Mistake 1: Using "transport" as a verb when you mean "travel."
Wrong: "People transport themselves by car every day."
Right: "People travel by car every day" or "People commute by car daily."
Mistake 2: Overusing "sustainable."
Wrong: "We need sustainable cars and sustainable buses and sustainable cities and sustainable growth."
You sound robotic. Pick your moments. Use "sustainable transport systems" or "sustainable urban development." That's enough. Don't force it five times in one paragraph.
Mistake 3: Confusing "affect" and "effect."
Wrong: "Congestion will effect the city's economy." (Wrong verb form.)

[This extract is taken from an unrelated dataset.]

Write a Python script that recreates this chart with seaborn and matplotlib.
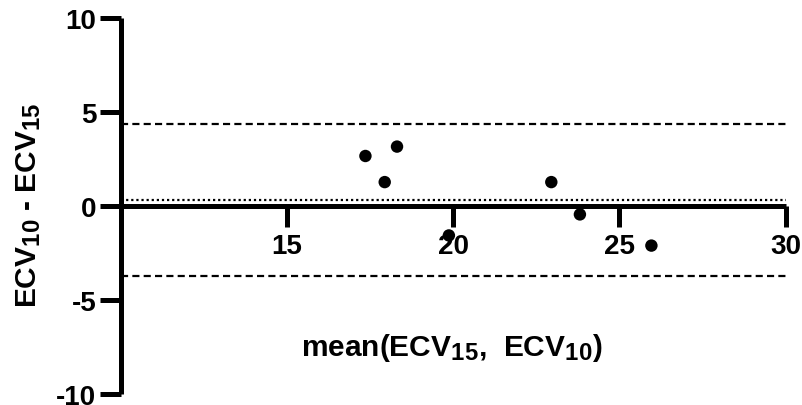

Right: "Congestion negatively affects residents" or "Congestion has negative effects on residents."
Mistake 4: Overusing "infrastructure."
Infrastructure is a good word. Use it once, maybe twice in a 250-word essay. Don't write "Infrastructure includes roads and infrastructure like buses and other infrastructure." Vary your sentences instead: "Poor roads limit access. Bus networks remain underfunded. Pedestrian pathways are unsafe." That's more interesting and shows vocabulary range.
Don't just read this post and hope it sticks. You need a system that actually works.
Step 1: Pick three words from the advanced section.
Let's say "modal shift," "congestion pricing," and "urban sprawl." Write one sentence using each correctly. Don't move forward until each sentence is grammatically sound and uses the word in a real collocation, not something you invented.
Step 2: Write a mini-paragraph using these three words plus three words from the Core 15.
Example: "Urban sprawl in developing countries increases car dependency and strains inadequate infrastructure. Congestion pricing has worked in London and Singapore, though affordability remains a concern for low-income commuters. A viable solution would integrate public transport investment with initiatives to encourage cycling in inner-city areas."